### [SOURCE RECORDS]

------------------------------------------------------------

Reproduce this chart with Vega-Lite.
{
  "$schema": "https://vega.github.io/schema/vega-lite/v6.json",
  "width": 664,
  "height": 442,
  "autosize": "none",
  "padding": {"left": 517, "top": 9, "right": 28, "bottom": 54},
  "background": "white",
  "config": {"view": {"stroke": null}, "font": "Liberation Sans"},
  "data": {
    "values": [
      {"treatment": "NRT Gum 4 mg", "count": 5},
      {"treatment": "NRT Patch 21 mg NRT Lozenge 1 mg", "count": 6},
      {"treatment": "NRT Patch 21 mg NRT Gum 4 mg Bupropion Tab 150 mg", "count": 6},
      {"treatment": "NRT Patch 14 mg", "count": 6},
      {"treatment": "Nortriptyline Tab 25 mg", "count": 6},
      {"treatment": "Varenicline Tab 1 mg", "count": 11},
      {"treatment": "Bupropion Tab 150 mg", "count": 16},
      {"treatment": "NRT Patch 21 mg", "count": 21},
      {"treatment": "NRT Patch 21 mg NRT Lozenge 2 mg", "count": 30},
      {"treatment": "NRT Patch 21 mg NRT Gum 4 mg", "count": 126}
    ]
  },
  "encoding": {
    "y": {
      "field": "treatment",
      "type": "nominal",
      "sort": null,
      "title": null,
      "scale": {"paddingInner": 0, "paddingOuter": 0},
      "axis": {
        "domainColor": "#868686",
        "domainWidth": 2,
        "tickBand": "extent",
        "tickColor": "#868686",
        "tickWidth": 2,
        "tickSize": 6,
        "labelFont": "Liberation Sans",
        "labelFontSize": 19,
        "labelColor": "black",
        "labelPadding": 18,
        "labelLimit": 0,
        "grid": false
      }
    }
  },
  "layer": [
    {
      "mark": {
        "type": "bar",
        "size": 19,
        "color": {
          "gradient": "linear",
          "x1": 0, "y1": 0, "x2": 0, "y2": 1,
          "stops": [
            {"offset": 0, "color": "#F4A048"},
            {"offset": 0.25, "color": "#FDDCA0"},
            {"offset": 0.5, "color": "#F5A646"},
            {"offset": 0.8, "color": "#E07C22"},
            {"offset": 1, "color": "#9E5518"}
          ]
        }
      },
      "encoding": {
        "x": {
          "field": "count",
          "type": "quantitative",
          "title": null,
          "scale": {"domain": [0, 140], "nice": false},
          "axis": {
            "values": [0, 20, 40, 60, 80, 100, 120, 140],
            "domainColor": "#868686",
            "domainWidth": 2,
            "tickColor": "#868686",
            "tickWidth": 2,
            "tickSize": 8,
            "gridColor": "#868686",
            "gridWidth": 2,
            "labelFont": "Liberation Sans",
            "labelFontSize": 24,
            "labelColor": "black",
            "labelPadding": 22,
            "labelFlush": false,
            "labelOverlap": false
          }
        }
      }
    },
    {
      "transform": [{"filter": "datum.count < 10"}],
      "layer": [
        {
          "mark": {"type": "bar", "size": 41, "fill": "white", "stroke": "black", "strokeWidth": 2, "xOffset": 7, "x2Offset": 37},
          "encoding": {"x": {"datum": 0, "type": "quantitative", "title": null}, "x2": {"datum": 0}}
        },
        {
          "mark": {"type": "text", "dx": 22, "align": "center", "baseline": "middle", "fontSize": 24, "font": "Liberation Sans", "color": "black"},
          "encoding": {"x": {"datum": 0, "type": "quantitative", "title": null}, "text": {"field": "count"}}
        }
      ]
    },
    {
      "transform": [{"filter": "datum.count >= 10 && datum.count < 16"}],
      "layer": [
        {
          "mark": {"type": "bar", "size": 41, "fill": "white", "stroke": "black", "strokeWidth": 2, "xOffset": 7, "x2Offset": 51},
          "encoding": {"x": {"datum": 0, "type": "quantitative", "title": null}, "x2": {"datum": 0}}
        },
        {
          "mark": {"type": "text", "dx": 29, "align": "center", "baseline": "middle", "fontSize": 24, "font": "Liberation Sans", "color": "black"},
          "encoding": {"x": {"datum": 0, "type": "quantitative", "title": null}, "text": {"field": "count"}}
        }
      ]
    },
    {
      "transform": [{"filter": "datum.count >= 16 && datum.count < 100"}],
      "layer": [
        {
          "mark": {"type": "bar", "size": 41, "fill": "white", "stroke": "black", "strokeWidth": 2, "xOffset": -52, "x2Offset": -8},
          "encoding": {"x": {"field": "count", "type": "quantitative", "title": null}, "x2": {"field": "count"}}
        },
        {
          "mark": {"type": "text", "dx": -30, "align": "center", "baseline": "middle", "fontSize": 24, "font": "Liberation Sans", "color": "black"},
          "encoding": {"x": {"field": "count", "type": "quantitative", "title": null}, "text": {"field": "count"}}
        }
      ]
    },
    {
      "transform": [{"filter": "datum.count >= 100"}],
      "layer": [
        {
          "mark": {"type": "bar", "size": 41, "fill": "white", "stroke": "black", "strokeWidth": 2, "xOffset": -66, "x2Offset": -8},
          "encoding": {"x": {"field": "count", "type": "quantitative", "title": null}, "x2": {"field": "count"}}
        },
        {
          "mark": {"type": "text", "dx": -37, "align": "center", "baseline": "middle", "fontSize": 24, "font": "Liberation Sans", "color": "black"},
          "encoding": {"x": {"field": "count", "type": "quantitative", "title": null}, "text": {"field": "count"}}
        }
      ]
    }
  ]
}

------------------------------------------------------------

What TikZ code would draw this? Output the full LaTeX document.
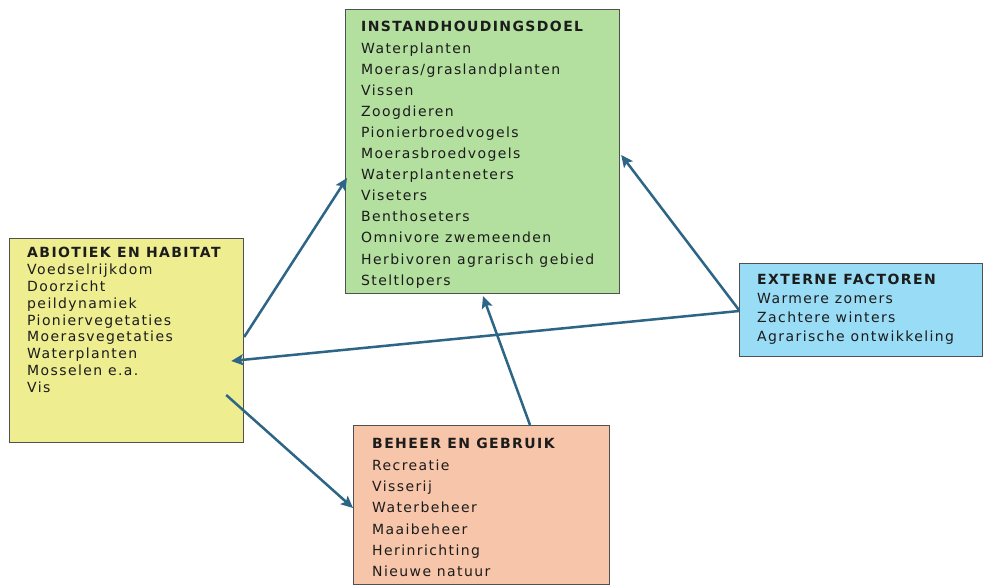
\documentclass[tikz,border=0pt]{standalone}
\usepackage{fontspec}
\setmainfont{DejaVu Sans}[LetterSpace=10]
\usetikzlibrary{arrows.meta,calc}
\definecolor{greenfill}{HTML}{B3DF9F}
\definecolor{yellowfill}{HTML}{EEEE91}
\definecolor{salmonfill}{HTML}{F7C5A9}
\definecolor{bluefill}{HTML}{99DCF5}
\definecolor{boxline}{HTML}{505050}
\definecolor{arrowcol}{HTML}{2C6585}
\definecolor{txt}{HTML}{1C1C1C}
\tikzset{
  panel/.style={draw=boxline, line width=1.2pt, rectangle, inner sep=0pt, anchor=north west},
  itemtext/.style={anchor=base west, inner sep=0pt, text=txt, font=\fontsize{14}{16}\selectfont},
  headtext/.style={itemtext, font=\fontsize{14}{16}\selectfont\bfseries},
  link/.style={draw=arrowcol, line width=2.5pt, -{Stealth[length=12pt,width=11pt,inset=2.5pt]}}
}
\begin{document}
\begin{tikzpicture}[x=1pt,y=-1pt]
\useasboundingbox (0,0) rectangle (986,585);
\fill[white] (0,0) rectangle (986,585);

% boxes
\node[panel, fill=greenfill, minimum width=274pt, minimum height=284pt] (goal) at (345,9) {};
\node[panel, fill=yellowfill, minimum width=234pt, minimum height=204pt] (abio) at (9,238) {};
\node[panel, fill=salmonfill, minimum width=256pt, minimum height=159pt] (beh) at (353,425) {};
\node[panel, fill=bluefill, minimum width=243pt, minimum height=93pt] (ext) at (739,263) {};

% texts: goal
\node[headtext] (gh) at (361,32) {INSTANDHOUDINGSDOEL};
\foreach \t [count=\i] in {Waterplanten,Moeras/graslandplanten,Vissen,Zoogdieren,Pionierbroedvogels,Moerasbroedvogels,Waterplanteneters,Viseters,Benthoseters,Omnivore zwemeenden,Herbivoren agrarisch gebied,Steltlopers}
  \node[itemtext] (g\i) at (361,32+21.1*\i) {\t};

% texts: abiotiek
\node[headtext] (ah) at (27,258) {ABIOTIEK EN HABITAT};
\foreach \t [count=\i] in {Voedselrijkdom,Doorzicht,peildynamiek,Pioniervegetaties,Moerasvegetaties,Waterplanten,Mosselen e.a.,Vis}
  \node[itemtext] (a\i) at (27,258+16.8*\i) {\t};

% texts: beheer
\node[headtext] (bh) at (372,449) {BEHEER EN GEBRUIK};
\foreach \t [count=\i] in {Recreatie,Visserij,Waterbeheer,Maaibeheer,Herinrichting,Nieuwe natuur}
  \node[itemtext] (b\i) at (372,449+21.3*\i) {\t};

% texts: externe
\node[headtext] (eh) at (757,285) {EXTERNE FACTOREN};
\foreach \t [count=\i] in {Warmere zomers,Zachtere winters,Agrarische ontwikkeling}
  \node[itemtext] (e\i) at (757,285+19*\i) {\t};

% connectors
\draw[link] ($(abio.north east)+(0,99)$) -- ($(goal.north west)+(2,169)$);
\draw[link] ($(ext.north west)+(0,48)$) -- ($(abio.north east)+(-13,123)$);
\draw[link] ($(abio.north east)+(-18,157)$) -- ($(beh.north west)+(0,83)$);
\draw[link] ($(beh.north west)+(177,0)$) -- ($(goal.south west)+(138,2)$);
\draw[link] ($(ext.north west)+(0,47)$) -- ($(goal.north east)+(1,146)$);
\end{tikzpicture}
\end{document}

------------------------------------------------------------

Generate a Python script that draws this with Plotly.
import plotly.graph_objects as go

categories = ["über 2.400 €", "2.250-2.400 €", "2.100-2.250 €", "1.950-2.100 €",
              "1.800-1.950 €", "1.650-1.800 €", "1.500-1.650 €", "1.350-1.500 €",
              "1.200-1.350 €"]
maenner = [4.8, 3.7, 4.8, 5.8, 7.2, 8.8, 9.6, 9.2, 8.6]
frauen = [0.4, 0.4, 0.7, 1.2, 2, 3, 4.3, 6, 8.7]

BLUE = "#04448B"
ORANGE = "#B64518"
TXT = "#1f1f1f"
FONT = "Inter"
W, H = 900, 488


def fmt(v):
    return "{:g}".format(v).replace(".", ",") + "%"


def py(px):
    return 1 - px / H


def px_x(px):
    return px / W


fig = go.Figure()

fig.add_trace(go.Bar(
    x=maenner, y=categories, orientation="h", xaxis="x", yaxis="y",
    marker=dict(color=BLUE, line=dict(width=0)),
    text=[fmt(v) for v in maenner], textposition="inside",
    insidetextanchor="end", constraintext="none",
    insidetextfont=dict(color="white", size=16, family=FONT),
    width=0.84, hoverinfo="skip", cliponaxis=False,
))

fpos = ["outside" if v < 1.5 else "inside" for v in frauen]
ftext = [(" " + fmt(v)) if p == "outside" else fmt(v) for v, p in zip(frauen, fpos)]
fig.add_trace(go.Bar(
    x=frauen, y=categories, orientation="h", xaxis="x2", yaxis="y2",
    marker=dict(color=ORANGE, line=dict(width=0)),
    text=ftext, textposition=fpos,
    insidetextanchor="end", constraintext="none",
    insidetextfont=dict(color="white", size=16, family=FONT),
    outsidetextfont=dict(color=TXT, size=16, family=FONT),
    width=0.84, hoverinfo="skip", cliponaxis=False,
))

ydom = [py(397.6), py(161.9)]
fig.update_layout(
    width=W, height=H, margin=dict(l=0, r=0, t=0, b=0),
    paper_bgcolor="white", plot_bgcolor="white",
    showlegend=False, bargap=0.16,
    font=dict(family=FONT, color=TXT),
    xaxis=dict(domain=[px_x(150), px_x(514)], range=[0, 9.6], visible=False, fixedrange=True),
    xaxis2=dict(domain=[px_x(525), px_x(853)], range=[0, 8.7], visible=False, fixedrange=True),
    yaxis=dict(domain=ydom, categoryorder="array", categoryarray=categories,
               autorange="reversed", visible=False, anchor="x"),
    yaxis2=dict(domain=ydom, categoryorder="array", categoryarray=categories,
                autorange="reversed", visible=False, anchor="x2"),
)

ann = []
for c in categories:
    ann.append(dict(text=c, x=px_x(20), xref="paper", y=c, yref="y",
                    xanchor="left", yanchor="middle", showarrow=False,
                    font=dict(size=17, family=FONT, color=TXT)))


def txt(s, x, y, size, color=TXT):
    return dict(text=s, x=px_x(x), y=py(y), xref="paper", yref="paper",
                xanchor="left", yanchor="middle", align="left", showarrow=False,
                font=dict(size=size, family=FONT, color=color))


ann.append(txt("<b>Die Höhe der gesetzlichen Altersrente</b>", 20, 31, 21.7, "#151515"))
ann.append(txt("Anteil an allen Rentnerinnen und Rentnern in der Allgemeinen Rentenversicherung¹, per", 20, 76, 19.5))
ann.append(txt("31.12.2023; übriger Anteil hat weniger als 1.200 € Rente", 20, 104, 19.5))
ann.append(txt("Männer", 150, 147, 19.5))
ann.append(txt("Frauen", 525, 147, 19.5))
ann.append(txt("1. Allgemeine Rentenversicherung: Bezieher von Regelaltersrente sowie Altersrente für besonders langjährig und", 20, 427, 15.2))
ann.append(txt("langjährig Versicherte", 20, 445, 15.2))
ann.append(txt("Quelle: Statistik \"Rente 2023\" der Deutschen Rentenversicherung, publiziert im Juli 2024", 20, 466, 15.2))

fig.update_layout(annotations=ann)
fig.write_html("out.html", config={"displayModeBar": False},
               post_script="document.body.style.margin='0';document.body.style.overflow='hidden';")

------------------------------------------------------------

### [PROBLEM TO WORK ON]
The answer must consist solely of the number of lines in the entries that contain the word "with".

### [ANSWER BELOW]
2